As any photographer can tell you, keeping the original sequence of a series of photographs is by no means an easy or self-evident task. Unless we take great pains to label each photo carefully, once the original sequence of photos is lost, it is often lost forever. Rarely will there be any visual evidence in a collection of pictures to indicate the original sequence. This is a common fact of life for photographers, and we are well used to dealing with it. Only in a very rare, very artificial and very contrived circumstances can we reproduce the original order of the photographs from a collection of prints, and then, in most cases, only when some form of symbolic data (such as a clock or a calendar) appears in the image.

Visual data works according to its own logic, its own forms of grammar, which have little to do with the logic of words and numbers. It is clear from the frequent misinterpretations of visual data that most people are completely unaware of visual logic, often attempting to impose the logic of words (which organizes data into linear and sequential strings) onto pictures (which presents data in a field, 'all-at-once' not sequentially).

In the case of the so-called 'visual demonstration' referred to here, since we already know that we put on our shirts before our jackets, the only thing being tested is our understanding of contemporary dress and costume.
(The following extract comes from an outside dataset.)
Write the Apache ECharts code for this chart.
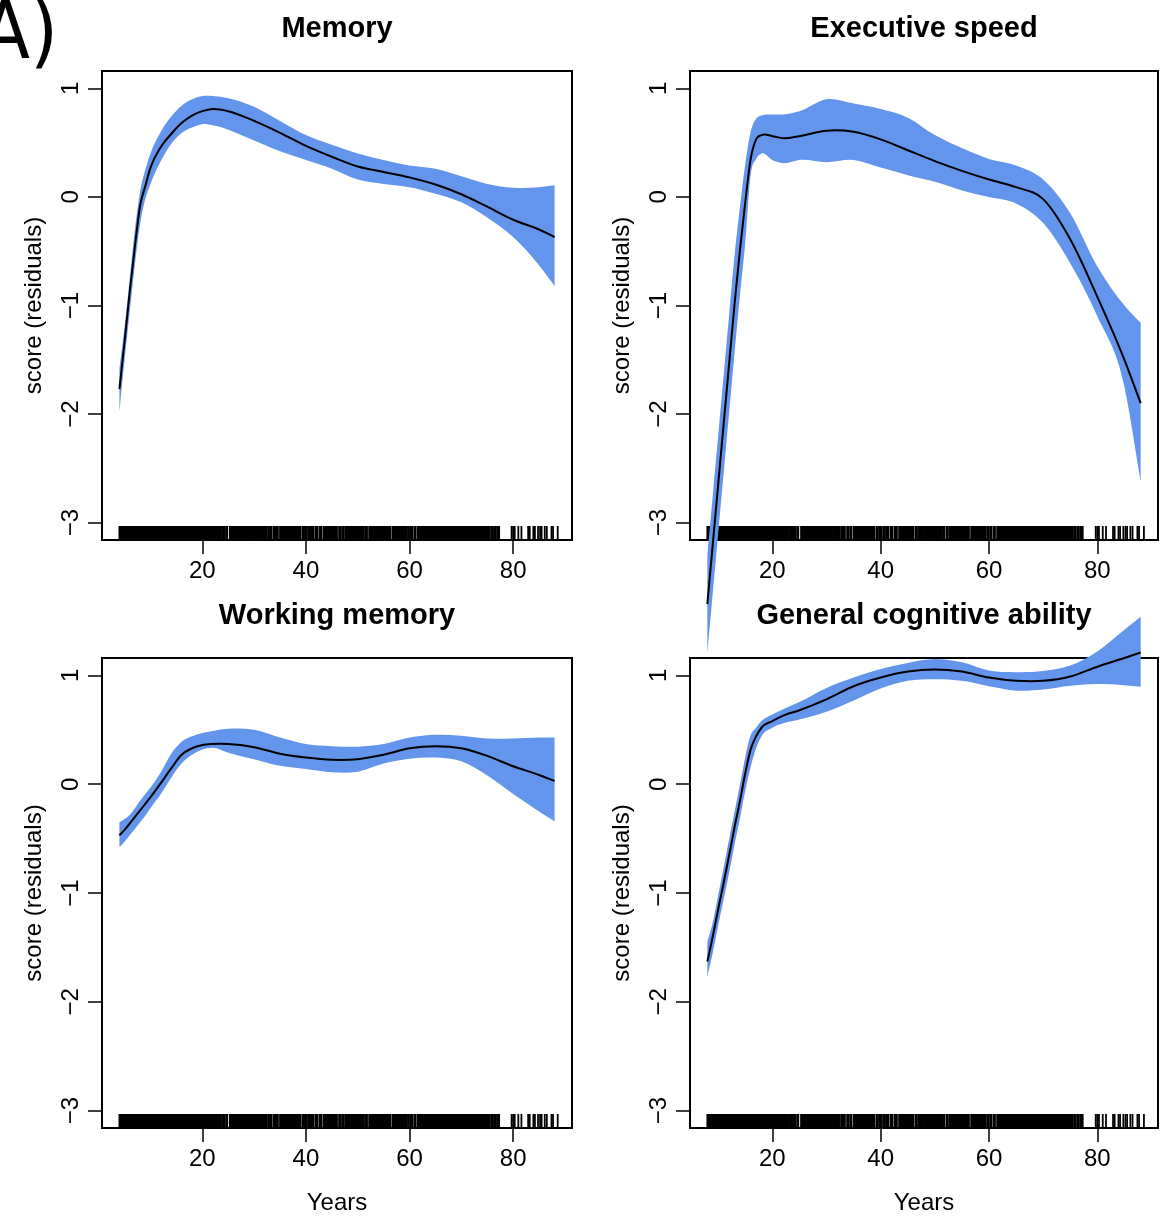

And since the author of this demonstration informs us that the person in the photos is putting on clothing rather than taking it off, the answers are handed to us along with the test. Under these circumstances, it is not surprising that we should all arrive at the same conclusion. This conclusion has nothing to do with the visual data invoked, and the false interpretation that is traditionally offered happens only because the people involved in concocting this 'demonstration' are profoundly ignorant on the subject of visual data, and completely unaware of their own ignorance.

How this profound and shameful ignorance has influenced, or retarded, our development as a culture is something we can only guess at. But when even the most well-educated among us routinely give utterance to spectacularly pseudo-scientific crap based upon their ignorance of visual logic, we have grounds for being extremely suspicious. If the authorities are so completely and demonstrably wrong in this case, and if our own general level of knowledge is so abysmally low that we haven't called them on it, what other errors are we letting the experts get away with?

Whether this will change in our culture, I don't know, but there are a few hopeful signs. Some educators and a few authors, at least since the 1970's, have given evidence of understanding visual data. I do know that if we should begin teaching basic drawing skills to our children responsibly - at least, if we cease to stifle the visual instinct and allow it to flourish naturally - we will benefit profoundly.